--- Dataset extract ---

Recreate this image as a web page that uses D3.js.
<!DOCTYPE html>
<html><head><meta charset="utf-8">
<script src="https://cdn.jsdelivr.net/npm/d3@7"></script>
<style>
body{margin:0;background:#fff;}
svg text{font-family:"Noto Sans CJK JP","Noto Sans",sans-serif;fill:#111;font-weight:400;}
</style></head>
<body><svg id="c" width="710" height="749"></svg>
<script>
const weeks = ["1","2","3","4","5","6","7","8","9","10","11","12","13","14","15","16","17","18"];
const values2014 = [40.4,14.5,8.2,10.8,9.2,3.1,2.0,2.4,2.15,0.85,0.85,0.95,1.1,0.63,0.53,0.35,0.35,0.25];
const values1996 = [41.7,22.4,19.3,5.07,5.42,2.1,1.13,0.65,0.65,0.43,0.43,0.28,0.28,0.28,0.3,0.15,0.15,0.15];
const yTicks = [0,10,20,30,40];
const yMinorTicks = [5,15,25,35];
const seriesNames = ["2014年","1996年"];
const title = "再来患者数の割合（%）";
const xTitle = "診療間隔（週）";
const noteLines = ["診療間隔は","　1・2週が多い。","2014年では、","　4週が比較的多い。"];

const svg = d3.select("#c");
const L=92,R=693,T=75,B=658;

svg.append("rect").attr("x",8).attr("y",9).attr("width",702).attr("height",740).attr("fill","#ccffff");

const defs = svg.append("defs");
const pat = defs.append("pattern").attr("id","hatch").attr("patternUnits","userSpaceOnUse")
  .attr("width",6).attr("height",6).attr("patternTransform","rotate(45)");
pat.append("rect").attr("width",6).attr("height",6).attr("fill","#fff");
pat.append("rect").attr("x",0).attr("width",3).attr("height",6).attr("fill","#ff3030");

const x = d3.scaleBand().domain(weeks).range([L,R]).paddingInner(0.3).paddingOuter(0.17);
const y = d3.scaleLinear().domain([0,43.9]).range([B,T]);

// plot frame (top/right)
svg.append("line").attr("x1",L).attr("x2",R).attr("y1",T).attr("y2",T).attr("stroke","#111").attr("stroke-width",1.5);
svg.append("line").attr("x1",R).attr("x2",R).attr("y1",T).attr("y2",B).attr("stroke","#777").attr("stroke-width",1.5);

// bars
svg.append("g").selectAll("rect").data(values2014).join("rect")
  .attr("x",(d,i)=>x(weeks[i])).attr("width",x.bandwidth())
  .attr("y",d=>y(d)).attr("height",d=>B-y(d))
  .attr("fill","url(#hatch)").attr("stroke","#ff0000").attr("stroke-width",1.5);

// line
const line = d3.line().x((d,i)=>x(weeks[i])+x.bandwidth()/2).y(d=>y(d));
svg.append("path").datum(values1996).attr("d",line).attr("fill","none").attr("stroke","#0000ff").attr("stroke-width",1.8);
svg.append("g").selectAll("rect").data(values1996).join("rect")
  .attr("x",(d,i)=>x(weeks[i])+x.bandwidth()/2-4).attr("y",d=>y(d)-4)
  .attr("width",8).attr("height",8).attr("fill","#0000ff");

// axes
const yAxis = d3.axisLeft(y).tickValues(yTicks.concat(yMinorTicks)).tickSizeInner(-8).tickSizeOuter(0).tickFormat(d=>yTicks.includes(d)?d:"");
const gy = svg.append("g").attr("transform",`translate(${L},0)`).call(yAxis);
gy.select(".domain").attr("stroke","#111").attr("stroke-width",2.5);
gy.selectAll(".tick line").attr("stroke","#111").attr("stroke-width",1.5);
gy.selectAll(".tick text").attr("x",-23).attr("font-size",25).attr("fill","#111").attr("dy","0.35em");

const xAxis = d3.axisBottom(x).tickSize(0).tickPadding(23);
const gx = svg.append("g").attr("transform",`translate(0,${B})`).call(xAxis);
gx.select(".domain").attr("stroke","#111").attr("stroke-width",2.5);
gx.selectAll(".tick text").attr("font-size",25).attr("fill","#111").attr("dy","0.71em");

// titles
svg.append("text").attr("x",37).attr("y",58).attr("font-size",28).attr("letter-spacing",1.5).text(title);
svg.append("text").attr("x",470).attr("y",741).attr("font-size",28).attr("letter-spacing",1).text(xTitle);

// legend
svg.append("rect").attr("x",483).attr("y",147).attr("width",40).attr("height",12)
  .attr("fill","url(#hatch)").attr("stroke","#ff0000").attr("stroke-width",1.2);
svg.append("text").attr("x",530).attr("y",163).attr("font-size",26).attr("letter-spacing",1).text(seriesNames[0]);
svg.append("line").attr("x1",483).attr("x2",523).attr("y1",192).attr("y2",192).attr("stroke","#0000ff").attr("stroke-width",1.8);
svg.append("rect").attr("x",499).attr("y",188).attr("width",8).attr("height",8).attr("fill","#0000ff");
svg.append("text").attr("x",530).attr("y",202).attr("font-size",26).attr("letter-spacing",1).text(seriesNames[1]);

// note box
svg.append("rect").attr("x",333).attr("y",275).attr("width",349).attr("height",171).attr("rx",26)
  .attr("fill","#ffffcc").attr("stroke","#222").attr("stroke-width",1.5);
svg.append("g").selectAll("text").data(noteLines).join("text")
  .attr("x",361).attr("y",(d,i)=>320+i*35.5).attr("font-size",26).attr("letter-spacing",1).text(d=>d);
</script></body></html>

---
--- Dataset extract ---

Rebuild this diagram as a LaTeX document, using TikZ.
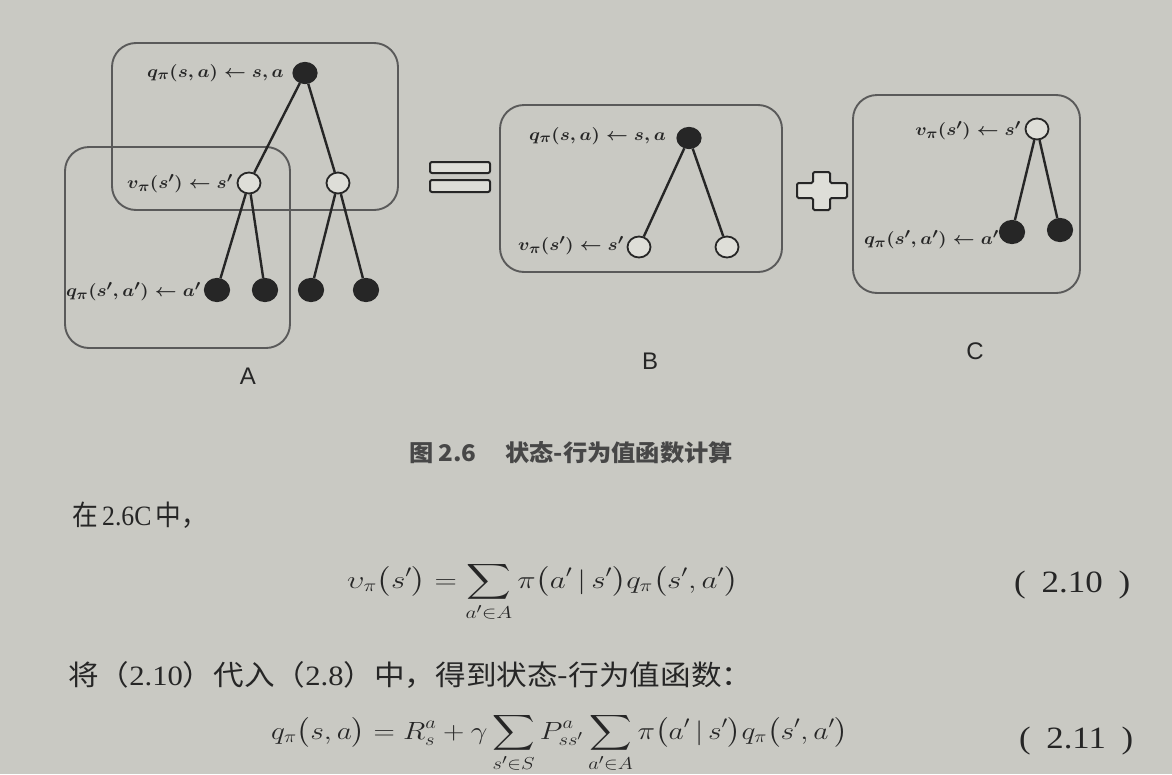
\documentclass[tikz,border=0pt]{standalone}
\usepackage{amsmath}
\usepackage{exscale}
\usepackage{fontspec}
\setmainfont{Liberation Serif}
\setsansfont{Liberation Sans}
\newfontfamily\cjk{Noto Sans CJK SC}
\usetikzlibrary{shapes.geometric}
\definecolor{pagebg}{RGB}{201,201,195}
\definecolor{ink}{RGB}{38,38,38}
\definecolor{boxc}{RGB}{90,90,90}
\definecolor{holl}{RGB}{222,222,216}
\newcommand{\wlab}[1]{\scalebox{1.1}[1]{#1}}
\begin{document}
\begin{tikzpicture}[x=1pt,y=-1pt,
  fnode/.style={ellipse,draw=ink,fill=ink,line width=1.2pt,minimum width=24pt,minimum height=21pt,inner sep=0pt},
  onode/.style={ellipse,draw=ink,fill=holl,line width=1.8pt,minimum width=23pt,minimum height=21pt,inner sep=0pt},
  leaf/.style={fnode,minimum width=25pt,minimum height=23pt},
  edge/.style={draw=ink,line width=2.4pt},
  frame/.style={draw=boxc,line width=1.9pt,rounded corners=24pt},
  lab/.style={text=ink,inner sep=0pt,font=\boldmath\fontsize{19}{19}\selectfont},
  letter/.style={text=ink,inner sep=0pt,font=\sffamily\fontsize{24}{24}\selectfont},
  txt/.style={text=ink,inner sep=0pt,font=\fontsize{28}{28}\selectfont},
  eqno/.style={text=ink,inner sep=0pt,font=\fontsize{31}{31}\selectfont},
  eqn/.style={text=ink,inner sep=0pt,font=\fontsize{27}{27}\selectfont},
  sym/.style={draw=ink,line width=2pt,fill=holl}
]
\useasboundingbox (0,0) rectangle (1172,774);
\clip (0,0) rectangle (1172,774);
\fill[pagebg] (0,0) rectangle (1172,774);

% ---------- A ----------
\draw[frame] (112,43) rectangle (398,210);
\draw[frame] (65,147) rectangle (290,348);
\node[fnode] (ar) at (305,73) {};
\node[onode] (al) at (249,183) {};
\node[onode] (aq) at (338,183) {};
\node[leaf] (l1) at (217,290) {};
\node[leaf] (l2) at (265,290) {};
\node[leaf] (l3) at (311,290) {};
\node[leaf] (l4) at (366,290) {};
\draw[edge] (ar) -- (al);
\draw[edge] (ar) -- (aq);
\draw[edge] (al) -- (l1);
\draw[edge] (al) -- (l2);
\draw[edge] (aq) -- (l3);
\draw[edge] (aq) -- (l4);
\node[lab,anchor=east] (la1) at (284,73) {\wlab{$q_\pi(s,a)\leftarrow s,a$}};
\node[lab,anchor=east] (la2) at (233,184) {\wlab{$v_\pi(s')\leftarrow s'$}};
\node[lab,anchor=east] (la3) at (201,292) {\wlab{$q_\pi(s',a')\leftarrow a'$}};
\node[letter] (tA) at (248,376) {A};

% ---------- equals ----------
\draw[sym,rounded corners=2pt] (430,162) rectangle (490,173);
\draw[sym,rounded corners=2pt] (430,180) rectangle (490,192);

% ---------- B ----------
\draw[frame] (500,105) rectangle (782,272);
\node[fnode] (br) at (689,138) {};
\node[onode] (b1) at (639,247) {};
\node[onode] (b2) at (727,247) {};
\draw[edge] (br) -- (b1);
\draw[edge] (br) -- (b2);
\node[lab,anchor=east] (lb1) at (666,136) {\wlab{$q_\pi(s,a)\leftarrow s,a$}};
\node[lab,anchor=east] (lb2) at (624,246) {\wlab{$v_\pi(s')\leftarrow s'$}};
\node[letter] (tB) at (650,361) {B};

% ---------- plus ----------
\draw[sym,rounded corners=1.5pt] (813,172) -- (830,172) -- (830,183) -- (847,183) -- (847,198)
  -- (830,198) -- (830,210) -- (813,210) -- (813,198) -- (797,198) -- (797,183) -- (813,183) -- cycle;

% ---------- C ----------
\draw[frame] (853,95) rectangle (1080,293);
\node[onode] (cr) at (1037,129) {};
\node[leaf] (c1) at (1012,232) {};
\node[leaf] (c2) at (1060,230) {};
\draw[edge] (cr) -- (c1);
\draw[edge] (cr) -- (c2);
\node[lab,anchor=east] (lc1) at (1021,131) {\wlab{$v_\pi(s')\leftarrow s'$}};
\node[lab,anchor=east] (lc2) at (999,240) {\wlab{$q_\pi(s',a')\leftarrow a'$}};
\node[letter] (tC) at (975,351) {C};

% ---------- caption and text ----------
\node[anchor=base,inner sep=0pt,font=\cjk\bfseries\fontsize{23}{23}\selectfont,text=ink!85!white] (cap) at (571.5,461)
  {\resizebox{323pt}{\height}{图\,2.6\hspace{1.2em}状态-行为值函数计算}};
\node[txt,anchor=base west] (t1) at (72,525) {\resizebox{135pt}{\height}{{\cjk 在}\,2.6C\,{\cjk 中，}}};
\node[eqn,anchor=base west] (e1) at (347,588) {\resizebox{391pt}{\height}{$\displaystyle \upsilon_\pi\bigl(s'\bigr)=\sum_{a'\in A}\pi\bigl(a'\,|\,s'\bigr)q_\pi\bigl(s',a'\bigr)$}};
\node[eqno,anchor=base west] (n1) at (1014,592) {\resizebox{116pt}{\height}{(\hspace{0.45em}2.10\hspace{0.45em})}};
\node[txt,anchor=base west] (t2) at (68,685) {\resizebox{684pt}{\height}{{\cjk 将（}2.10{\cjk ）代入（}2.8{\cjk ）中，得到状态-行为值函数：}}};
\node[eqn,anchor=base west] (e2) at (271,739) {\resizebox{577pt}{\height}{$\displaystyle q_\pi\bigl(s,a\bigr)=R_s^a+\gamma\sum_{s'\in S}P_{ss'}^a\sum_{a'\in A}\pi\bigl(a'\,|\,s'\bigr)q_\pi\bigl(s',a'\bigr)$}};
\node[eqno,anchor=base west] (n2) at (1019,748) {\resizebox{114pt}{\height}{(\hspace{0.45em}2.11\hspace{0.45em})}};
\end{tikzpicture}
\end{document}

---

--- Problem to solve ---
Extract, word for word, the line containing "Recreate this image", the line containing "const y = d3.scaleLinear().domain([0,43.9]).range([B,T]);", and every line between them.

--- The solution ---
Recreate this image as a web page that uses D3.js.
<!DOCTYPE html>
<html><head><meta charset="utf-8">
<script src="https://cdn.jsdelivr.net/npm/d3@7"></script>
<style>
body{margin:0;background:#fff;}
svg text{font-family:"Noto Sans CJK JP","Noto Sans",sans-serif;fill:#111;font-weight:400;}
</style></head>
<body><svg id="c" width="710" height="749"></svg>
<script>
const weeks = ["1","2","3","4","5","6","7","8","9","10","11","12","13","14","15","16","17","18"];
const values2014 = [40.4,14.5,8.2,10.8,9.2,3.1,2.0,2.4,2.15,0.85,0.85,0.95,1.1,0.63,0.53,0.35,0.35,0.25];
const values1996 = [41.7,22.4,19.3,5.07,5.42,2.1,1.13,0.65,0.65,0.43,0.43,0.28,0.28,0.28,0.3,0.15,0.15,0.15];
const yTicks = [0,10,20,30,40];
const yMinorTicks = [5,15,25,35];
const seriesNames = ["2014年","1996年"];
const title = "再来患者数の割合（%）";
const xTitle = "診療間隔（週）";
const noteLines = ["診療間隔は","　1・2週が多い。","2014年では、","　4週が比較的多い。"];

const svg = d3.select("#c");
const L=92,R=693,T=75,B=658;

svg.append("rect").attr("x",8).attr("y",9).attr("width",702).attr("height",740).attr("fill","#ccffff");

const defs = svg.append("defs");
const pat = defs.append("pattern").attr("id","hatch").attr("patternUnits","userSpaceOnUse")
  .attr("width",6).attr("height",6).attr("patternTransform","rotate(45)");
pat.append("rect").attr("width",6).attr("height",6).attr("fill","#fff");
pat.append("rect").attr("x",0).attr("width",3).attr("height",6).attr("fill","#ff3030");

const x = d3.scaleBand().domain(weeks).range([L,R]).paddingInner(0.3).paddingOuter(0.17);
const y = d3.scaleLinear().domain([0,43.9]).range([B,T]);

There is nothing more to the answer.